Thursday, October 8, 2009

Oovoo

We've been doing video conference calls for work through LiveMeeting for a few months. After two years of audio only calls, I have to say that the video was helpful. It adds to the meeting and it keeps me more focused. It's not great, and it's not like being there, but it was better.

However we had some technical issues. Video and audio dropping out, and we were ready to go with the audio call and video through Livemeeting. I think it's the bandwidth to the company office in Cambridge, which seems spotty for video.

I've been also doing weekly calls with the editor of Simple Talk across Skype, and that seemed to work well for us. There have been times when one of us has dropped off, but the quality of the video and audio seemed much better than Livemeeting. So last week we actually tried Skype. It worked OK, except for the need to keep flipping a laptop around to see who was talking in the UK.

The problem with Skype is that it only does 2 way video calls. Brad, the other member of our team, lives in Hawaii, but was out of town last week. Adding him in wasn't possible through Skype, so it appeared we might be heading back to Livemeeting.

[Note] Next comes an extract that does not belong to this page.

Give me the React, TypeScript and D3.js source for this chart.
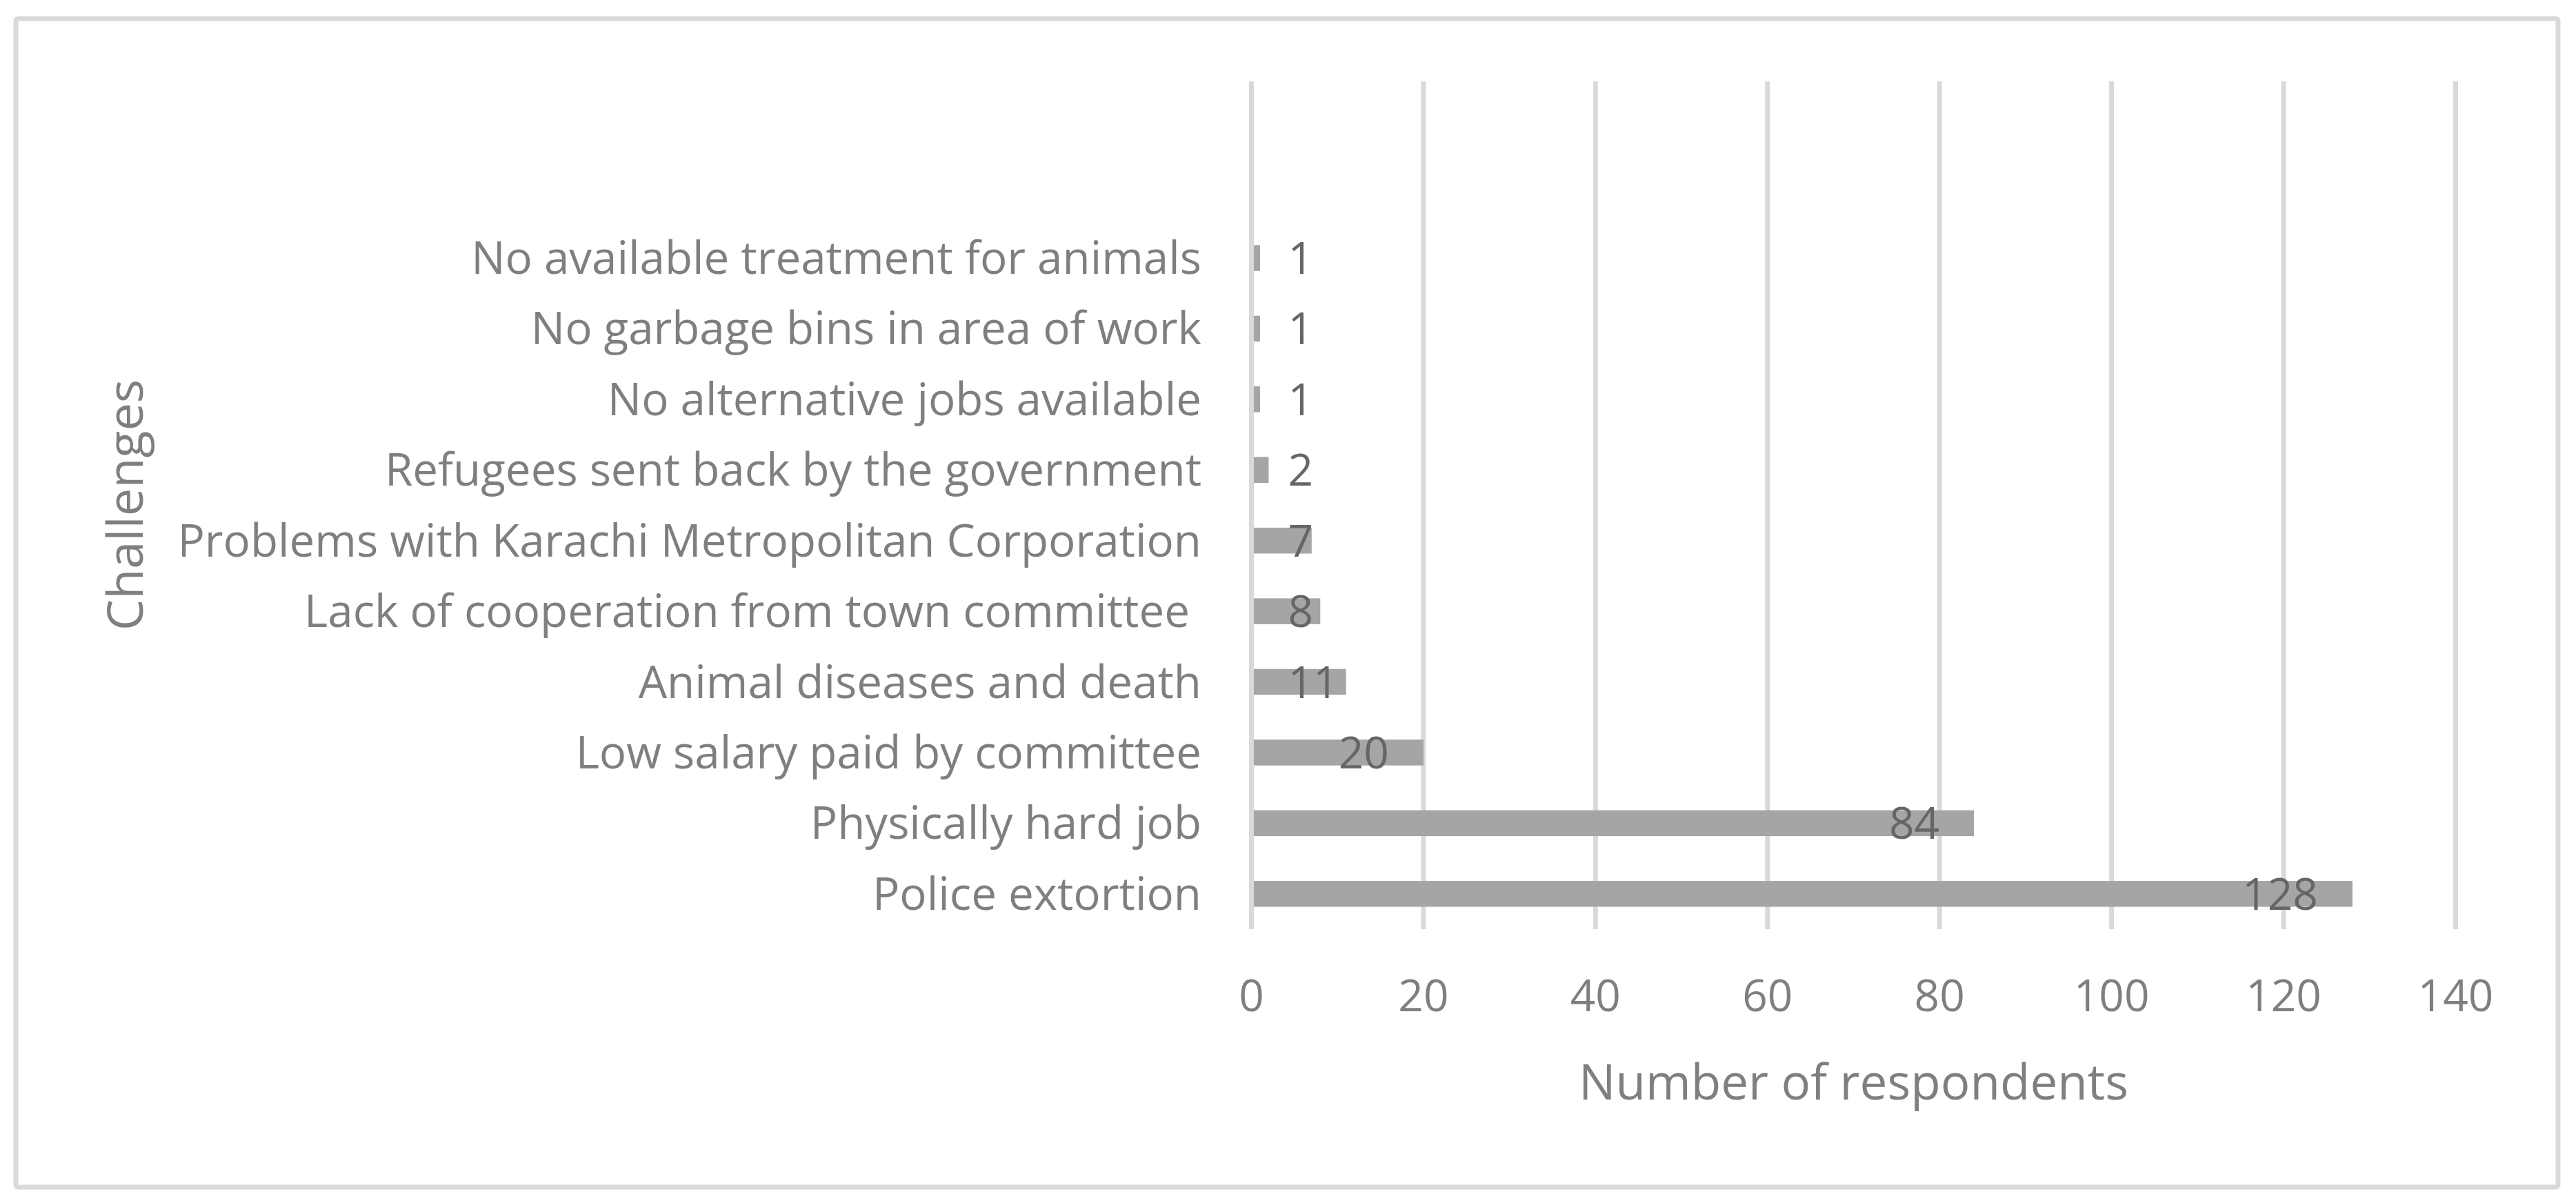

That wasn't very exciting since we'll get dropouts of 1-3 minutes at times and it's not apparent that things are down. During my call to the office last week, my video kept freezing in Skype, despite my Multi-cam driver showing me it was still working locally.

Then I remembered a friend telling me about Oovoo. It's another service like Skype, but they have some business features not the least of which is up to a 6 way video call. It's not cheap al la carte, but they have some good plans, and it seems if they get some people using the service, it's a sustainable model and company.

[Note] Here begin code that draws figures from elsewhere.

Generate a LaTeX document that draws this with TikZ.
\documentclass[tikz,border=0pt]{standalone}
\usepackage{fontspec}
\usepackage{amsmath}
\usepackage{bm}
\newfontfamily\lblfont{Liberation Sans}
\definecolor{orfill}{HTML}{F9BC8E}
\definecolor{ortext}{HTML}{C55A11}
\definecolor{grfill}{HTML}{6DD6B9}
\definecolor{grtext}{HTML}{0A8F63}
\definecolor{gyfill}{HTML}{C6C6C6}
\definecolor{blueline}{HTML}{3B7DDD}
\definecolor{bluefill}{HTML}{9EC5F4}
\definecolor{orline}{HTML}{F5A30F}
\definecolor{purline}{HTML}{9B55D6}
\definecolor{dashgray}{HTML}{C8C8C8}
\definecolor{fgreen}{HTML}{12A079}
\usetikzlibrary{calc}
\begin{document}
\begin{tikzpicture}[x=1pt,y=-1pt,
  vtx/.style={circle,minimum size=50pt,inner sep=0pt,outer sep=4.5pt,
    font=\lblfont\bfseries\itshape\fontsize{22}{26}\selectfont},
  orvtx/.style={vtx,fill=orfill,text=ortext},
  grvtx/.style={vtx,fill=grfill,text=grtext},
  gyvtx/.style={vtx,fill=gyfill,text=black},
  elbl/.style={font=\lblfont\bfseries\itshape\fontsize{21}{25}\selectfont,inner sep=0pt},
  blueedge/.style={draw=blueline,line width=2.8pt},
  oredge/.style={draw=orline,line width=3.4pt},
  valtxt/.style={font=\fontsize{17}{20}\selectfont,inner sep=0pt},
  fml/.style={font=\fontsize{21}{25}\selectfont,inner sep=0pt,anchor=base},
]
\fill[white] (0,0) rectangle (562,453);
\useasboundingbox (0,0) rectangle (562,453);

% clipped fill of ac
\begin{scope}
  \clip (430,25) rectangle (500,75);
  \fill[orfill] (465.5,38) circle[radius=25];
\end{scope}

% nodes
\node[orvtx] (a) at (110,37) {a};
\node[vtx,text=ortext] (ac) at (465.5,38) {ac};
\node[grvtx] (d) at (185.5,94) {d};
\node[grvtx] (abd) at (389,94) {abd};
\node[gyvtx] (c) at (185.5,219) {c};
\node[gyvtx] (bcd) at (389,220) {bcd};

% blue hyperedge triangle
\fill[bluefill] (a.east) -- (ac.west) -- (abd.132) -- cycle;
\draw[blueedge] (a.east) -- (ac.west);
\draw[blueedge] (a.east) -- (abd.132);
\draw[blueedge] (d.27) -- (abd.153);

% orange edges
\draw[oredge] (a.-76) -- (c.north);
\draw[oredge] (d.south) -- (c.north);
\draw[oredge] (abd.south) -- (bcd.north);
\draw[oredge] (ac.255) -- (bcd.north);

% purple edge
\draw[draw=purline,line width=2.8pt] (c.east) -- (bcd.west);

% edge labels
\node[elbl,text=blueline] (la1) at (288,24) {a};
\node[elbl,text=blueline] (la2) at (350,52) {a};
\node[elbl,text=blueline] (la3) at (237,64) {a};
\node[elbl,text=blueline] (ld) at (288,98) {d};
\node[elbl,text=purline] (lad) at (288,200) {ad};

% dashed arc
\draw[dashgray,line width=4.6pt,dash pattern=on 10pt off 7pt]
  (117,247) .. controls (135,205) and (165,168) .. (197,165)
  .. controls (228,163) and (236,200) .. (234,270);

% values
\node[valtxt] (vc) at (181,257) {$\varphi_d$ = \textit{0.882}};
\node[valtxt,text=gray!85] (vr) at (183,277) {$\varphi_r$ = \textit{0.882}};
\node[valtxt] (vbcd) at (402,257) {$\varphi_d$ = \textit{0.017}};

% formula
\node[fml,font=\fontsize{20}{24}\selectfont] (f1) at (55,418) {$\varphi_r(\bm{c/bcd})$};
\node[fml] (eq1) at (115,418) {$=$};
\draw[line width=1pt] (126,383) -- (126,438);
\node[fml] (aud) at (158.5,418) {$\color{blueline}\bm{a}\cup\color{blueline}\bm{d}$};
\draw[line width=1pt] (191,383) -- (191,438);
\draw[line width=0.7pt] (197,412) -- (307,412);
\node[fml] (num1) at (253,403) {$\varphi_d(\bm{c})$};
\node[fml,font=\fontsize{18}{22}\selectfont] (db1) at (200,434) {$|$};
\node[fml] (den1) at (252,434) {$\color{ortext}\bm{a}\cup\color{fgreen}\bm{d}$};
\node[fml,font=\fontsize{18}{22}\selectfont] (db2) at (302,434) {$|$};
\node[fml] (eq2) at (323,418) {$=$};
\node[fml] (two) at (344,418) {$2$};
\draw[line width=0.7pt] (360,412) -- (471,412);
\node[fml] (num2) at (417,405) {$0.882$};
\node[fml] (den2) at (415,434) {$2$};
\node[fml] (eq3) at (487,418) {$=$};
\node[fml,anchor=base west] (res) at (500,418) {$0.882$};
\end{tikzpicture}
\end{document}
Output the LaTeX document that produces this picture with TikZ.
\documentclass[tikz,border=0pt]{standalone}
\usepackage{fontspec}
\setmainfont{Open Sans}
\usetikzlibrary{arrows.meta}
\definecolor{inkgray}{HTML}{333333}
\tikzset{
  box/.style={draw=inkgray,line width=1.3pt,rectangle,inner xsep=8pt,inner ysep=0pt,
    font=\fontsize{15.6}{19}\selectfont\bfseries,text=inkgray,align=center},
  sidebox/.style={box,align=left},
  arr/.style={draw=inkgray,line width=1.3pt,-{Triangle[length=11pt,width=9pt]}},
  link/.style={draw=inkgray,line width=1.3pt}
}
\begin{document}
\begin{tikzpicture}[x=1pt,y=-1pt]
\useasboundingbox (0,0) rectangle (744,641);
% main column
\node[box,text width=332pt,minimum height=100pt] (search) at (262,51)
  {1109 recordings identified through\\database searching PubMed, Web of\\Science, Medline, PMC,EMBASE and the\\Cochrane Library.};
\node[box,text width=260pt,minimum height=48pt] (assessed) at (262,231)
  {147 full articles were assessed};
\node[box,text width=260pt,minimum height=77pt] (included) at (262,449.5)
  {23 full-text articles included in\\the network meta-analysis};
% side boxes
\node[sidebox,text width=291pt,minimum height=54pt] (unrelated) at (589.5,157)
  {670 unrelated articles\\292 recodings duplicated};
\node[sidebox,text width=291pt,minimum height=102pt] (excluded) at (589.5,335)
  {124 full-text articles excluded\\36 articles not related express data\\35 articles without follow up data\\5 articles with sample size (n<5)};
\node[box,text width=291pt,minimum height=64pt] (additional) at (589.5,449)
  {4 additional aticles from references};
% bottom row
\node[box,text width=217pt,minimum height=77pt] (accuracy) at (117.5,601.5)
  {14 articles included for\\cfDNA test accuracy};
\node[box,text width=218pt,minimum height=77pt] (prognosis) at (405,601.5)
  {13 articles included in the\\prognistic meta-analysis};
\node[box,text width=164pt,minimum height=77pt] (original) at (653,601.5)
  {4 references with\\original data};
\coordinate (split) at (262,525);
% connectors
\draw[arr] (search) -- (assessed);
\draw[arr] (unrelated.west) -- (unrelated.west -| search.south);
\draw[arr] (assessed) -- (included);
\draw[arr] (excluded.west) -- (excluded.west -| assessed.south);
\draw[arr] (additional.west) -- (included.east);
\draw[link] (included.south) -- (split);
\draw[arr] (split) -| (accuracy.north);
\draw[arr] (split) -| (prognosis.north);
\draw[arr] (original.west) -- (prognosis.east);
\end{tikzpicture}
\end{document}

I downloaded the client, and we set up a 3 way call today. They show each person in a little window, and it seems much more stable and easy to use than Skype. The client was a little unintuitive for me at first, but I got it working, and we had a 3 way video call that was the best quality we've had yet.

The one downside to video conferencing is the audio. During our Oovoo call we had echoing from one person's computer,and I assume it came from mine as well when the speakers outputted something and the mic picked it up. I put on headphones, which I think helped on my end, but we need to get some for the other people.

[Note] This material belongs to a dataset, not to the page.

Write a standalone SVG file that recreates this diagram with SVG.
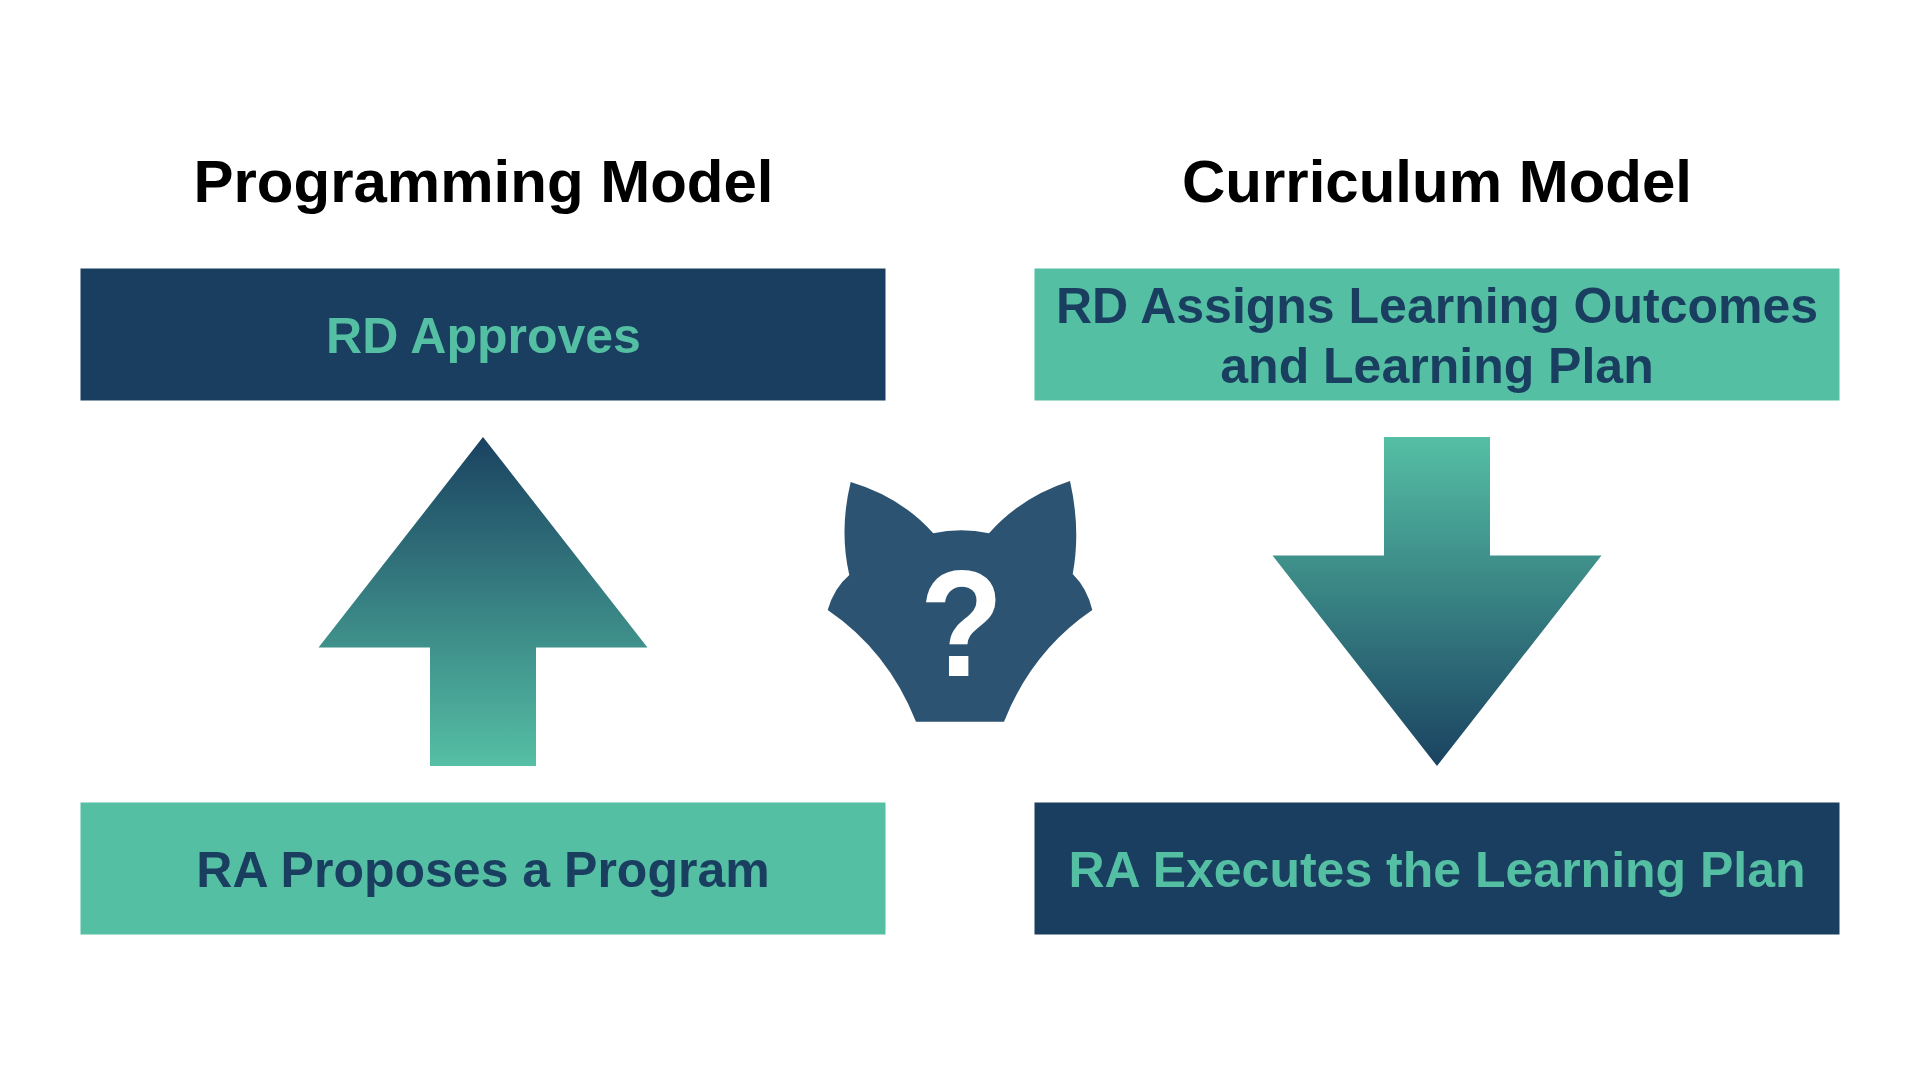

The conference room as well needs better mics. I think they probably need 4 or 5 directional mics that face each person since once they're around a square table that's 6 or 8 ft across, sounds echo in the room. The staccato British accent doesn't help as well.

Video conferencing has come a long way since I first tried to get it working for my boss in '94, and it's at the point where I think it works fairly well for short meetings.